No. No, that's very much it.
Does that mean going forward, we should kind of expect low provisions?
No, stable, no?
Oh.
Stable provisions.
Yeah. We're not foreseeing any substantial changes for now. I mean, that always goes hand in hand with what we see in the field. We're not foreseeing right now any substantial change there.
Okay. Thank you.
Okay. Thank you, Felix. Again, I think this was the last question for today, and I would like to thank you for your participation. As you know, I always take the opportunity to hand over for José, to José Luis for his final remarks. Please go ahead, José Luis. Thank you again.

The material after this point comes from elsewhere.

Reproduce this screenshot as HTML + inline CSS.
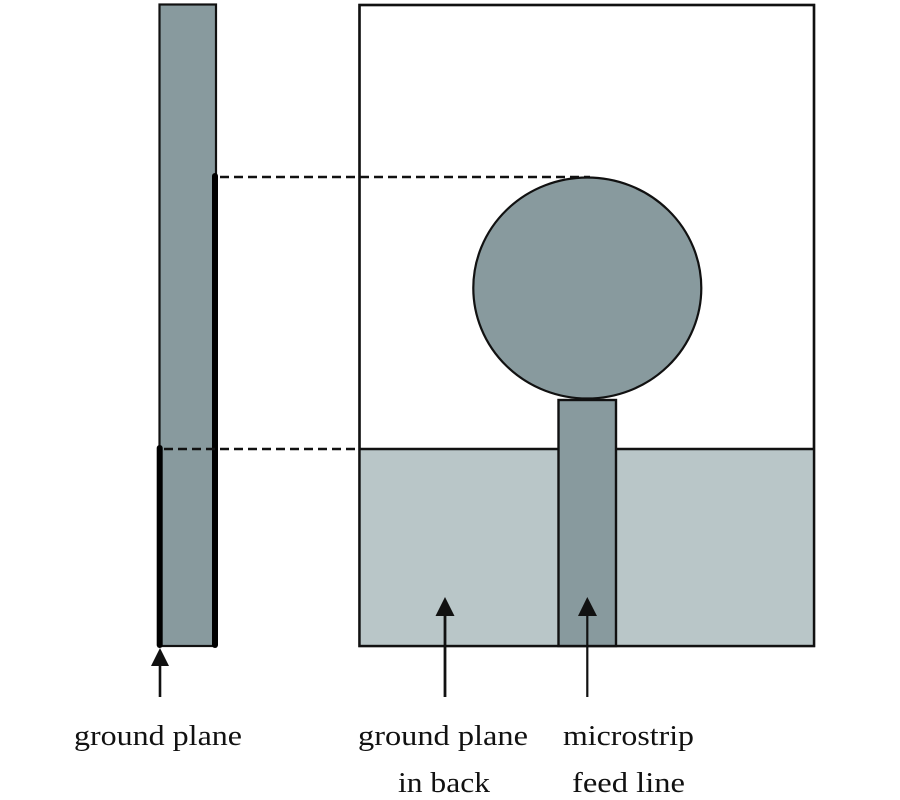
<!DOCTYPE html>
<html>
<head>
<meta charset="utf-8">
<style>
html,body{margin:0;padding:0;background:#fff;}
svg{display:block;}
text{font-family:"Liberation Serif",serif;font-size:29px;fill:#111;}
</style>
</head>
<body>
<svg width="900" height="800" viewBox="0 0 900 800" xmlns="http://www.w3.org/2000/svg">
  <!-- left strip (side view) -->
  <rect x="159.5" y="4.5" width="56.5" height="641.5" fill="#889a9e" stroke="#111" stroke-width="2.2"/>
  <line x1="215" y1="176" x2="215" y2="645" stroke="#000" stroke-width="6" stroke-linecap="round"/>
  <line x1="159.7" y1="448" x2="159.7" y2="645" stroke="#000" stroke-width="6" stroke-linecap="round"/>

  <!-- right box -->
  <rect x="359.5" y="5" width="454.5" height="641" fill="#fff" stroke="#111" stroke-width="2.4"/>
  <rect x="360.5" y="449" width="452.5" height="196" fill="#b9c6c8"/>
  <line x1="359.5" y1="449" x2="814" y2="449" stroke="#111" stroke-width="2.6"/>
  <rect x="359.5" y="5" width="454.5" height="641" fill="none" stroke="#111" stroke-width="2.4"/>

  <!-- feed line -->
  <rect x="558.5" y="400" width="57.5" height="246" fill="#889a9e" stroke="#111" stroke-width="2.4"/>
  <!-- patch -->
  <ellipse cx="587.3" cy="288" rx="114" ry="110.5" fill="#889a9e" stroke="#111" stroke-width="2.2"/>

  <!-- dashed lines -->
  <line x1="220" y1="177" x2="590" y2="177" stroke="#111" stroke-width="2.6" stroke-dasharray="9 5"/>
  <line x1="164" y1="449" x2="358" y2="449" stroke="#111" stroke-width="2.6" stroke-dasharray="9 5"/>

  <!-- arrows -->
  <line x1="160" y1="664" x2="160" y2="697" stroke="#111" stroke-width="2.6"/>
  <polygon points="160,648 151,666 169,666" fill="#111"/>

  <line x1="445" y1="614" x2="445" y2="697" stroke="#111" stroke-width="2.8"/>
  <polygon points="445,597 435.5,616 454.5,616" fill="#111"/>

  <line x1="587.3" y1="614" x2="587.3" y2="697" stroke="#111" stroke-width="2.2"/>
  <polygon points="587.3,597 578,616 597,616" fill="#111"/>

  <!-- labels -->
  <text x="74" y="745" textLength="168" lengthAdjust="spacingAndGlyphs">ground plane</text>
  <text x="358" y="745" textLength="170" lengthAdjust="spacingAndGlyphs">ground plane</text>
  <text x="398" y="792" textLength="92" lengthAdjust="spacingAndGlyphs">in back</text>
  <text x="563" y="745" textLength="131" lengthAdjust="spacingAndGlyphs">microstrip</text>
  <text x="572" y="792" textLength="113" lengthAdjust="spacingAndGlyphs">feed line</text>
</svg>
</body>
</html>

Thank you very much for all your questions. Thank you, Felix. Finally, as always, let us outline our key takeaways from this quarter. First is that policy momentum continues in the right direction, which will greatly support the growth of renewables. Second, our order intake remains solid with increasing prices and margins. Our operational performance in the first three quarters has improved, but short-term challenges remain a burden. Higher installation profile and supply chain reliability remain a near-term challenge as we go into the next quarter. To reflect this risk, we have tightened our margin guidance to the lower end of the expected range while we confirm our mid-term EBITDA margin of 8%. Once again, macro environment further stabilizes, which we start to see. Thank you for your participation in the call, and wish you a nice afternoon.
Ladies and gentlemen, the conference is now concluded, and you may disconnect your telephone. Thank you for joining and have a pleasant day. Good night.